The reasons I haven't been back are there for all to see. The very fact that the club is moving to a new stadium shows that even they realise that the old ground is no longer fit for purpose. Quite apart from the ground level views and the mud, there's the issue of total inaccessibility to all refreshment kiosks and bars and the fact that the newly franchised-based Super League keep threatening to kick us out if we don't literally get our house in order. I hate to say it, but we're miles behind the likes of Wigan (spits), Warrington and even Hull who have had brand and indeed spanking new homes built in recent years. Having visited them all I can safely say that watching Saints at home will be an altogether more comfortable, pleasant experience from the 2012 season onwards

And so to the last ever game, the Qualifying Final against Huddersfield. Winner moves to the Grand Final, loser packs a case. Keiron Cunningham's last season. Who should come up with the last ever try on the ground but the man who, in my opinion, is the greatest player to have worn the Red Vee during my time watching at Knowsley Road. Seventeen exhausting years at the top, many of which saw him revered as the best number 9 in the world by the proverbial country mile. The word legend is over-used. Not in his case.
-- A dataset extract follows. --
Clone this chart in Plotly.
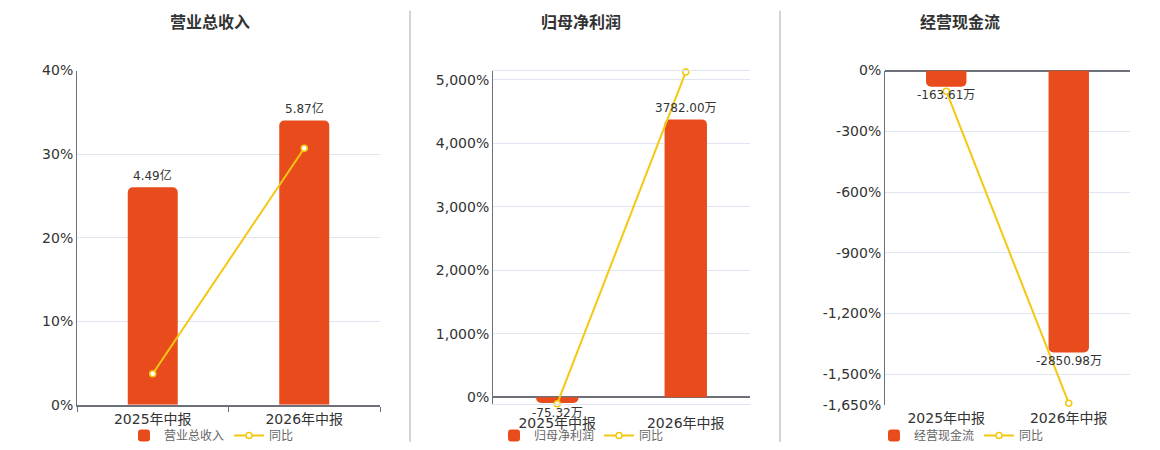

But he has one more game. I've never been more desperate to win a game of rugby league as I am for Saints to triumph in the 2010 Grand Final at Old Trafford this weekend. That Wigan provide the opposition is probably the driving force behind that, but it would also be a fitting way to move on from Knowsley Road and all that, and look forward to more success, Wides To West, Tries Of Orgasmic Proportions and Random Acts Of Violence in our new abode.